Secondly, using OpenMP can be very convenient and flexible to modify the number of threads. To solve the scalability problem of the number of CPU cores. In the multi-core era, the number of threads needs to change according to the number of CPU cores. OpenMP has irreplaceable advantages in this regard.

Thirdly, using OpenMP to create threads is considered to be convenient and relatively easy because it does not require an entry function, the code within the same function can be decomposed into multiple threads for execution, and a for loop can be decomposed into multiple threads for execution. If OpenMP is not used, when the operating system API creates a thread, the code in a function needs to be manually disassembled into multiple thread entry functions.

To sum up, OpenMP has irreplaceable advantages in parallel programming. More and more new directives are being added to achieve more functions, and they are playing an important role on many different platforms.

1.1.3. OpenMP Fork-Join Excution Model#

The parallel model used by OpenMP is called the fork-join model, as shown in the following figure: fork-join_model1 fork-join_model1

All OpenMP programs start with a single thread which is the master thread. The master thread executes serially until it encounters the first parallel region. Parallel region is a block of code executed by all threads in a team simultaneously.

When the master thread encounters a parallel region, i.e. when it encounters an OpenMP parallel instruction, it creates a thread group consisting of itself and some additional (possibly zero) worker threads. This process called fork. These threads can execute tasks in parallel and are uniformly dispatched by the master thread. There is an implicit barrier at the end of the parallel region. When the thread has finished executing its task, it will wait at the barrier. When all threads have completed their tasks, the threads can leave the barrier. The master thread is left and continues to execute the serial code after the parallel region. This process called join.

Thread management is done by the runtime library, which maintains a pool of worker threads that can be used to work on parallel regions.
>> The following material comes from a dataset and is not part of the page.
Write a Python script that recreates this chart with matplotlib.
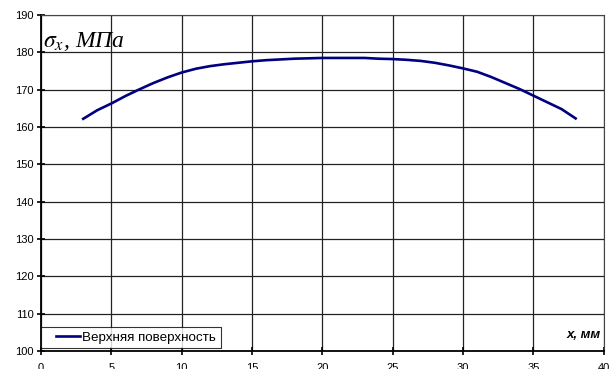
import matplotlib
matplotlib.use("Agg")
from matplotlib import pyplot as plt
from matplotlib.legend_handler import HandlerLine2D

plt.rcParams['font.family'] = ['Liberation Sans', 'DejaVu Sans']
plt.rcParams['mathtext.fontset'] = 'stix'

# напряжения на верхней поверхности
x_mm = list(range(3, 39))
sigma = [162.2, 164.5, 166.3, 168.3, 170.1, 171.8, 173.3, 174.6, 175.6, 176.3,
         176.8, 177.2, 177.6, 177.9, 178.1, 178.3, 178.4, 178.5, 178.5, 178.5,
         178.5, 178.3, 178.2, 178.0, 177.7, 177.2, 176.5, 175.7, 174.8, 173.4,
         171.8, 170.2, 168.4, 166.6, 164.8, 162.3]
xticks = [0, 5, 10, 15, 20, 25, 30, 35, 40]
yticks = [100, 110, 120, 130, 140, 150, 160, 170, 180, 190]

fig = plt.figure(figsize=(6.15, 3.69), dpi=100)
ax = fig.add_axes([0.0667, 0.0488, 0.915, 0.9105])

line, = ax.plot(x_mm, sigma, color='#000080', lw=1.9, label='Верхняя поверхность')

ax.set_xlim(0, 40)
ax.set_ylim(100, 190)
ax.set_xticks(xticks)
ax.set_yticks(yticks)
ax.grid(True, color='#222222', lw=0.9)
ax.set_axisbelow(True)
for s in ['top', 'right']:
    ax.spines[s].set_color('#444444')
    ax.spines[s].set_linewidth(0.8)
for s in ['left', 'bottom']:
    ax.spines[s].set_color('black')
    ax.spines[s].set_linewidth(1.3)
ax.tick_params(direction='inout', length=6, width=1.2, labelsize=8, pad=2)
ax.tick_params(axis='x', pad=6)

ax.text(0.004, 0.905, r'$\sigma_x$, МПа', transform=ax.transAxes,
        family=['Liberation Serif'], style='italic', fontsize=17)
ax.text(0.995, 0.03, 'x, мм', transform=ax.transAxes, ha='right', va='bottom',
        fontsize=9.5, fontweight='bold', style='italic')

leg = ax.legend(loc='lower left', bbox_to_anchor=(0, 0.008), fontsize=9.6,
                frameon=True, fancybox=False, borderaxespad=0,
                handlelength=2.6, handletextpad=0.15, borderpad=0.35,
                handler_map={line: HandlerLine2D(xpad=0.75)})
leg.get_frame().set_edgecolor('black')
leg.get_frame().set_linewidth(0.8)

fig.savefig('out.png', dpi=100)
It will allocate or reclaim the threads based on the OpenMP instructions and sometimes adjust the number of threads to allocate based on the availability of threads.

1.1.4. SPMD Program Models#

The program model in the parallel region is Single Program, Multiple Data (SPMD). Processor Elements (PE) execute the same program in parallel, but has its own data. Each PE uses a unique ID to access its portion of data and different PEs can follow different paths through the same code. Each PE knows its own ID, and while programming, we can use conditional statements to control one or more threads. The commonly used format to follow is

if(my_id ==x) { }
else{}

SPMD is by far the most commonly used pattern for structuring parallel programs. In addition to openmp, other common parallel programming languages, such as MPI that can be applied to distributed memory systems, and CUDA that can be applied to CPU+GPU heterogeneous systems, all adopt this model.

1.1.5. OpenMP Memory Model#

At the beginning of this part, we briefly introduce two common memory models, namely shared memory and distributed memory. Shared memory means that multiple cores share a single memory, while distributed memory means that each computing node (possibly one or more cores) has its own memory. General large computers combine distributed memory and shared memory models, that is, shared memory within each computing node and distributed memory between nodes.

OpenMP supports the shared memory model that reduces execution time by creating multithreading to distribute parallelizable loads to multiple physical computing cores. Before the support for heterogeneous computing in OpenMP 4.0, there was only one address space.

The following figure shows the OpenMP memory model.

memory_model

Let’s introduce some features of this model. First, all threads have access to the same, globally shared memory.

Second,OpenMP programs have two different basic types of memory: private and shared. Variables can also be divided into private variables and public variables. The type of the variable can be defined using an explicit private clause, or it can be defined according to default rules. Although the default rules are clear, we still recommend programmers explicitly define the types of variables, because using default rules does not always meet our expectations, and many errors may occur because of the subtlety of default rules.

Private variables are stored in private memory that is specially allocated to each thread, and other threads cannot access or modify private variables. Access conflicts will never happen when accessing the private variables. Even if there are other variables with the same name in the program or variables with the same name for multiple threads, these variables will be stored in different locations and will not be confused. The specific mechanism will be explained in detail when introducing the private clause.

There are two differences between shared variables and private variables. The first is that shared variables are not allowed to share one name. Each variable is unique. Secondly, shared variables are stored in memory that all threads can access, and any thread can access shared variables at any time. The control of access conflicts is the responsibility of the user.

The other two features of this memory model are that data transfer is transparent to the programmer and synchronization takes place, but it is mostly implicit.